Material provided:
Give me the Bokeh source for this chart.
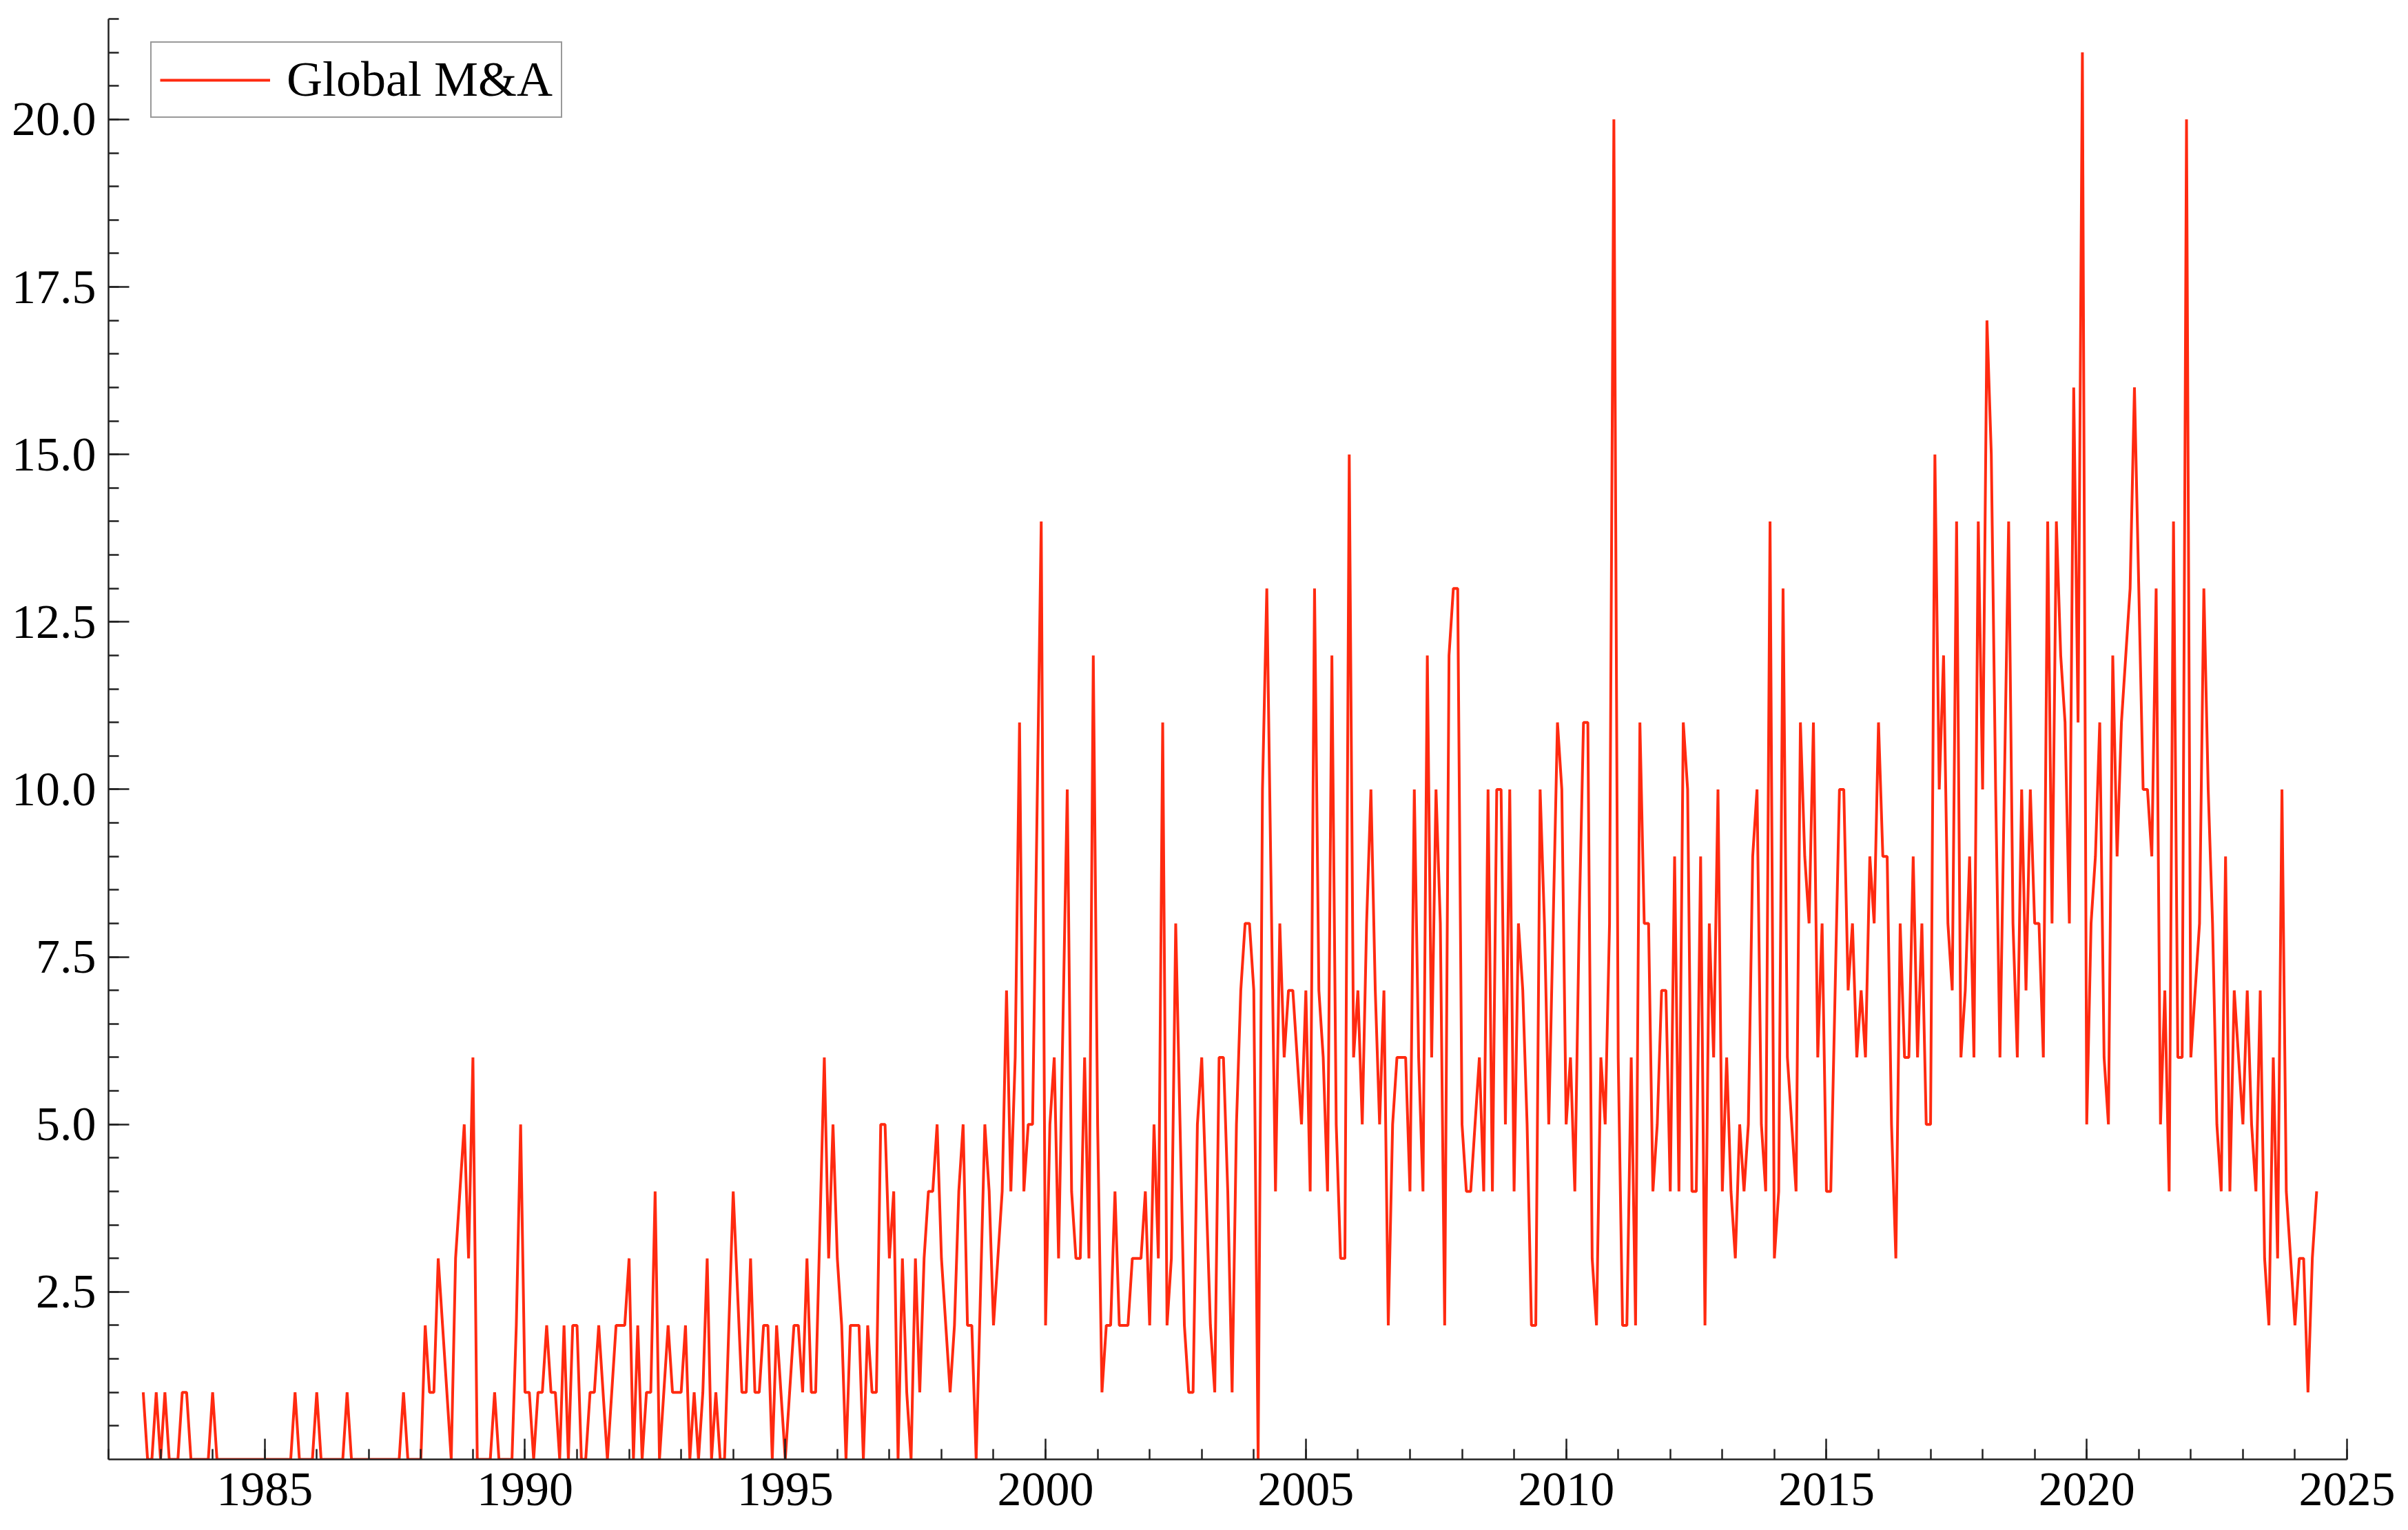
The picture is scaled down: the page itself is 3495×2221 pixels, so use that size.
from bokeh.plotting import figure
from bokeh.models import FixedTicker, PrintfTickFormatter, Legend, LegendItem, Range1d
from bokeh.embed import file_html
from bokeh.resources import INLINE

# ---- data: monthly Global M&A counts, Sept 1982 .. June 2024 ----
START_YEAR = 1982
START_MONTH = 9

v1982 = [1, 0, 0, 1]
v1983 = [0, 1, 0, 0, 0, 1, 1, 0, 0, 0, 0, 0]
v1984 = [1, 0, 0, 0, 0, 0, 0, 0, 0, 0, 0, 0]
v1985 = [0, 0, 0, 0, 0, 0, 0, 1, 0, 0, 0, 0]
v1986 = [1, 0, 0, 0, 0, 0, 0, 1, 0, 0, 0, 0]
v1987 = [0, 0, 0, 0, 0, 0, 0, 0, 1, 0, 0, 0]
v1988 = [0, 2, 1, 1, 3, 2, 1, 0, 3, 4, 5, 3]
v1989 = [6, 0, 0, 0, 0, 1, 0, 0, 0, 0, 2, 5]
v1990 = [1, 1, 0, 1, 1, 2, 1, 1, 0, 2, 0, 2]
v1991 = [2, 0, 0, 1, 1, 2, 1, 0, 1, 2, 2, 2]
v1992 = [3, 0, 2, 0, 1, 1, 4, 0, 1, 2, 1, 1]
v1993 = [1, 2, 0, 1, 0, 1, 3, 0, 1, 0, 0, 2]
v1994 = [4, 2.5, 1, 1, 3, 1, 1, 2, 2, 0, 2, 1]
v1995 = [0, 1, 2, 2, 1, 3, 1, 1, 3.5, 6, 3, 5]
v1996 = [3, 2, 0, 2, 2, 2, 0, 2, 1, 1, 5, 5]
v1997 = [3, 4, 0, 3, 1, 0, 3, 1, 3, 4, 4, 5]
v1998 = [3, 2, 1, 2, 4, 5, 2, 2, 0, 2.5, 5, 4]
v1999 = [2, 3, 4, 7, 4, 6, 11, 4, 5, 5, 9.5, 14]
v2000 = [2, 5, 6, 3, 6.5, 10, 4, 3, 3, 6, 3, 12]
v2001 = [5, 1, 2, 2, 4, 2, 2, 2, 3, 3, 3, 4]
v2002 = [2, 5, 3, 11, 2, 3, 8, 5, 2, 1, 1, 5]
v2003 = [6, 4, 2, 1, 6, 6, 4, 1, 5, 7, 8, 8]
v2004 = [7, 0, 10, 13, 8.5, 4, 8, 6, 7, 7, 6, 5]
v2005 = [7, 4, 13, 7, 6, 4, 12, 5, 3, 3, 15, 6]
v2006 = [7, 5, 8, 10, 7, 5, 7, 2, 5, 6, 6, 6]
v2007 = [4, 10, 6, 4, 12, 6, 10, 8, 2, 12, 13, 13]
v2008 = [5, 4, 4, 5, 6, 4, 10, 4, 10, 10, 5, 10]
v2009 = [4, 8, 7, 5, 2, 2, 10, 8, 5, 8, 11, 10]
v2010 = [5, 6, 4, 8, 11, 11, 3, 2, 6, 5, 8, 20]
v2011 = [6, 2, 2, 6, 2, 11, 8, 8, 4, 5, 7, 7]
v2012 = [4, 9, 4, 11, 10, 4, 4, 9, 2, 8, 6, 10]
v2013 = [4, 6, 4, 3, 5, 4, 5, 9, 10, 5, 4, 14]
v2014 = [3, 4, 13, 6, 5, 4, 11, 9, 8, 11, 6, 8]
v2015 = [4, 4, 7, 10, 10, 7, 8, 6, 7, 6, 9, 8]
v2016 = [11, 9, 9, 5, 3, 8, 6, 6, 9, 6, 8, 5]
v2017 = [5, 15, 10, 12, 8, 7, 14, 6, 7, 9, 6, 14]
v2018 = [10, 17, 15, 10, 6, 10, 14, 8, 6, 10, 7, 10]
v2019 = [8, 8, 6, 14, 8, 14, 12, 11, 8, 16, 11, 21]
v2020 = [5, 8, 9, 11, 6, 5, 12, 9, 11, 12, 13, 16]
v2021 = [13, 10, 10, 9, 13, 5, 7, 4, 14, 6, 6, 20]
v2022 = [6, 7, 8, 13, 10, 8, 5, 4, 9, 4, 7, 6]
v2023 = [5, 7, 5, 4, 7, 3, 2, 6, 3, 10, 4, 3]
v2024 = [2, 3, 3, 1, 3, 4]

series_label = "Global M&A"
y_major_ticks = [2.5, 5.0, 7.5, 10.0, 12.5, 15.0, 17.5, 20.0]
y_minor_ticks = [i * 0.5 for i in range(1, 44)]
x_major_ticks = [1985, 1990, 1995, 2000, 2005, 2010, 2015, 2020, 2025]
x_minor_ticks = list(range(1982, 2026))

values = (v1982 + v1983 + v1984 + v1985 + v1986 + v1987 + v1988 + v1989 + v1990
          + v1991 + v1992 + v1993 + v1994 + v1995 + v1996 + v1997 + v1998 + v1999
          + v2000 + v2001 + v2002 + v2003 + v2004 + v2005 + v2006 + v2007 + v2008
          + v2009 + v2010 + v2011 + v2012 + v2013 + v2014 + v2015 + v2016 + v2017
          + v2018 + v2019 + v2020 + v2021 + v2022 + v2023 + v2024)
dates = [START_YEAR + (START_MONTH - 1 + i) / 12.0 for i in range(len(values))]

FONT = "Liberation Serif"
RED = "#ff2a10"
AX = "#222222"

p = figure(frame_width=3249, frame_height=2091, output_backend="svg",
           toolbar_location=None, x_range=Range1d(1982, 2025),
           y_range=Range1d(0, 21.5))
p.min_border_left = 157
p.min_border_top = 27
p.min_border_right = 75
p.min_border_bottom = 102
p.outline_line_color = None
p.background_fill_color = "white"
p.border_fill_color = "white"
p.xgrid.visible = False
p.ygrid.visible = False
p.title.visible = False

r = p.line(dates, values, line_color=RED, line_width=4)

for ax in (p.xaxis[0], p.yaxis[0]):
    ax.axis_line_color = AX
    ax.axis_line_width = 2.5
    ax.major_tick_line_color = AX
    ax.minor_tick_line_color = AX
    ax.major_tick_line_width = 2.5
    ax.minor_tick_line_width = 2.5
    ax.major_tick_in = 30
    ax.major_tick_out = 0
    ax.minor_tick_in = 15
    ax.minor_tick_out = 0
    ax.major_label_text_font = FONT
    ax.major_label_text_font_size = "70px"
    ax.major_label_text_color = "black"

p.xaxis[0].ticker = FixedTicker(ticks=x_major_ticks, minor_ticks=x_minor_ticks)
p.xaxis[0].formatter = PrintfTickFormatter(format="%d")
p.xaxis[0].major_label_standoff = 20
p.yaxis[0].ticker = FixedTicker(ticks=y_major_ticks, minor_ticks=y_minor_ticks)
p.yaxis[0].formatter = PrintfTickFormatter(format="%.1f")
p.yaxis[0].major_label_standoff = 18

legend = Legend(items=[LegendItem(label=series_label, renderers=[r])],
                location=(61, 1947))
legend.label_text_font = FONT
legend.label_text_font_size = "72px"
legend.label_text_color = "black"
legend.glyph_width = 160
legend.glyph_height = 60
legend.label_standoff = 24
legend.padding = 12
legend.border_line_color = "#333333"
legend.border_line_width = 2.5
legend.background_fill_color = "white"
legend.background_fill_alpha = 1.0
p.add_layout(legend, "center")

open("out.html", "w").write(file_html(p, INLINE))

Task goal: Reproduce the material above verbatim; omit every picture.

Finished task:
Give me the Bokeh source for this chart.
The picture is scaled down: the page itself is 3495×2221 pixels, so use that size.
from bokeh.plotting import figure
from bokeh.models import FixedTicker, PrintfTickFormatter, Legend, LegendItem, Range1d
from bokeh.embed import file_html
from bokeh.resources import INLINE

# ---- data: monthly Global M&A counts, Sept 1982 .. June 2024 ----
START_YEAR = 1982
START_MONTH = 9

v1982 = [1, 0, 0, 1]
v1983 = [0, 1, 0, 0, 0, 1, 1, 0, 0, 0, 0, 0]
v1984 = [1, 0, 0, 0, 0, 0, 0, 0, 0, 0, 0, 0]
v1985 = [0, 0, 0, 0, 0, 0, 0, 1, 0, 0, 0, 0]
v1986 = [1, 0, 0, 0, 0, 0, 0, 1, 0, 0, 0, 0]
v1987 = [0, 0, 0, 0, 0, 0, 0, 0, 1, 0, 0, 0]
v1988 = [0, 2, 1, 1, 3, 2, 1, 0, 3, 4, 5, 3]
v1989 = [6, 0, 0, 0, 0, 1, 0, 0, 0, 0, 2, 5]
v1990 = [1, 1, 0, 1, 1, 2, 1, 1, 0, 2, 0, 2]
v1991 = [2, 0, 0, 1, 1, 2, 1, 0, 1, 2, 2, 2]
v1992 = [3, 0, 2, 0, 1, 1, 4, 0, 1, 2, 1, 1]
v1993 = [1, 2, 0, 1, 0, 1, 3, 0, 1, 0, 0, 2]
v1994 = [4, 2.5, 1, 1, 3, 1, 1, 2, 2, 0, 2, 1]
v1995 = [0, 1, 2, 2, 1, 3, 1, 1, 3.5, 6, 3, 5]
v1996 = [3, 2, 0, 2, 2, 2, 0, 2, 1, 1, 5, 5]
v1997 = [3, 4, 0, 3, 1, 0, 3, 1, 3, 4, 4, 5]
v1998 = [3, 2, 1, 2, 4, 5, 2, 2, 0, 2.5, 5, 4]
v1999 = [2, 3, 4, 7, 4, 6, 11, 4, 5, 5, 9.5, 14]
v2000 = [2, 5, 6, 3, 6.5, 10, 4, 3, 3, 6, 3, 12]
v2001 = [5, 1, 2, 2, 4, 2, 2, 2, 3, 3, 3, 4]
v2002 = [2, 5, 3, 11, 2, 3, 8, 5, 2, 1, 1, 5]
v2003 = [6, 4, 2, 1, 6, 6, 4, 1, 5, 7, 8, 8]
v2004 = [7, 0, 10, 13, 8.5, 4, 8, 6, 7, 7, 6, 5]
v2005 = [7, 4, 13, 7, 6, 4, 12, 5, 3, 3, 15, 6]
v2006 = [7, 5, 8, 10, 7, 5, 7, 2, 5, 6, 6, 6]
v2007 = [4, 10, 6, 4, 12, 6, 10, 8, 2, 12, 13, 13]
v2008 = [5, 4, 4, 5, 6, 4, 10, 4, 10, 10, 5, 10]
v2009 = [4, 8, 7, 5, 2, 2, 10, 8, 5, 8, 11, 10]
v2010 = [5, 6, 4, 8, 11, 11, 3, 2, 6, 5, 8, 20]
v2011 = [6, 2, 2, 6, 2, 11, 8, 8, 4, 5, 7, 7]
v2012 = [4, 9, 4, 11, 10, 4, 4, 9, 2, 8, 6, 10]
v2013 = [4, 6, 4, 3, 5, 4, 5, 9, 10, 5, 4, 14]
v2014 = [3, 4, 13, 6, 5, 4, 11, 9, 8, 11, 6, 8]
v2015 = [4, 4, 7, 10, 10, 7, 8, 6, 7, 6, 9, 8]
v2016 = [11, 9, 9, 5, 3, 8, 6, 6, 9, 6, 8, 5]
v2017 = [5, 15, 10, 12, 8, 7, 14, 6, 7, 9, 6, 14]
v2018 = [10, 17, 15, 10, 6, 10, 14, 8, 6, 10, 7, 10]
v2019 = [8, 8, 6, 14, 8, 14, 12, 11, 8, 16, 11, 21]
v2020 = [5, 8, 9, 11, 6, 5, 12, 9, 11, 12, 13, 16]
v2021 = [13, 10, 10, 9, 13, 5, 7, 4, 14, 6, 6, 20]
v2022 = [6, 7, 8, 13, 10, 8, 5, 4, 9, 4, 7, 6]
v2023 = [5, 7, 5, 4, 7, 3, 2, 6, 3, 10, 4, 3]
v2024 = [2, 3, 3, 1, 3, 4]

series_label = "Global M&A"
y_major_ticks = [2.5, 5.0, 7.5, 10.0, 12.5, 15.0, 17.5, 20.0]
y_minor_ticks = [i * 0.5 for i in range(1, 44)]
x_major_ticks = [1985, 1990, 1995, 2000, 2005, 2010, 2015, 2020, 2025]
x_minor_ticks = list(range(1982, 2026))

values = (v1982 + v1983 + v1984 + v1985 + v1986 + v1987 + v1988 + v1989 + v1990
          + v1991 + v1992 + v1993 + v1994 + v1995 + v1996 + v1997 + v1998 + v1999
          + v2000 + v2001 + v2002 + v2003 + v2004 + v2005 + v2006 + v2007 + v2008
          + v2009 + v2010 + v2011 + v2012 + v2013 + v2014 + v2015 + v2016 + v2017
          + v2018 + v2019 + v2020 + v2021 + v2022 + v2023 + v2024)
dates = [START_YEAR + (START_MONTH - 1 + i) / 12.0 for i in range(len(values))]

FONT = "Liberation Serif"
RED = "#ff2a10"
AX = "#222222"

p = figure(frame_width=3249, frame_height=2091, output_backend="svg",
           toolbar_location=None, x_range=Range1d(1982, 2025),
           y_range=Range1d(0, 21.5))
p.min_border_left = 157
p.min_border_top = 27
p.min_border_right = 75
p.min_border_bottom = 102
p.outline_line_color = None
p.background_fill_color = "white"
p.border_fill_color = "white"
p.xgrid.visible = False
p.ygrid.visible = False
p.title.visible = False

r = p.line(dates, values, line_color=RED, line_width=4)

for ax in (p.xaxis[0], p.yaxis[0]):
    ax.axis_line_color = AX
    ax.axis_line_width = 2.5
    ax.major_tick_line_color = AX
    ax.minor_tick_line_color = AX
    ax.major_tick_line_width = 2.5
    ax.minor_tick_line_width = 2.5
    ax.major_tick_in = 30
    ax.major_tick_out = 0
    ax.minor_tick_in = 15
    ax.minor_tick_out = 0
    ax.major_label_text_font = FONT
    ax.major_label_text_font_size = "70px"
    ax.major_label_text_color = "black"

p.xaxis[0].ticker = FixedTicker(ticks=x_major_ticks, minor_ticks=x_minor_ticks)
p.xaxis[0].formatter = PrintfTickFormatter(format="%d")
p.xaxis[0].major_label_standoff = 20
p.yaxis[0].ticker = FixedTicker(ticks=y_major_ticks, minor_ticks=y_minor_ticks)
p.yaxis[0].formatter = PrintfTickFormatter(format="%.1f")
p.yaxis[0].major_label_standoff = 18

legend = Legend(items=[LegendItem(label=series_label, renderers=[r])],
                location=(61, 1947))
legend.label_text_font = FONT
legend.label_text_font_size = "72px"
legend.label_text_color = "black"
legend.glyph_width = 160
legend.glyph_height = 60
legend.label_standoff = 24
legend.padding = 12
legend.border_line_color = "#333333"
legend.border_line_width = 2.5
legend.background_fill_color = "white"
legend.background_fill_alpha = 1.0
p.add_layout(legend, "center")

open("out.html", "w").write(file_html(p, INLINE))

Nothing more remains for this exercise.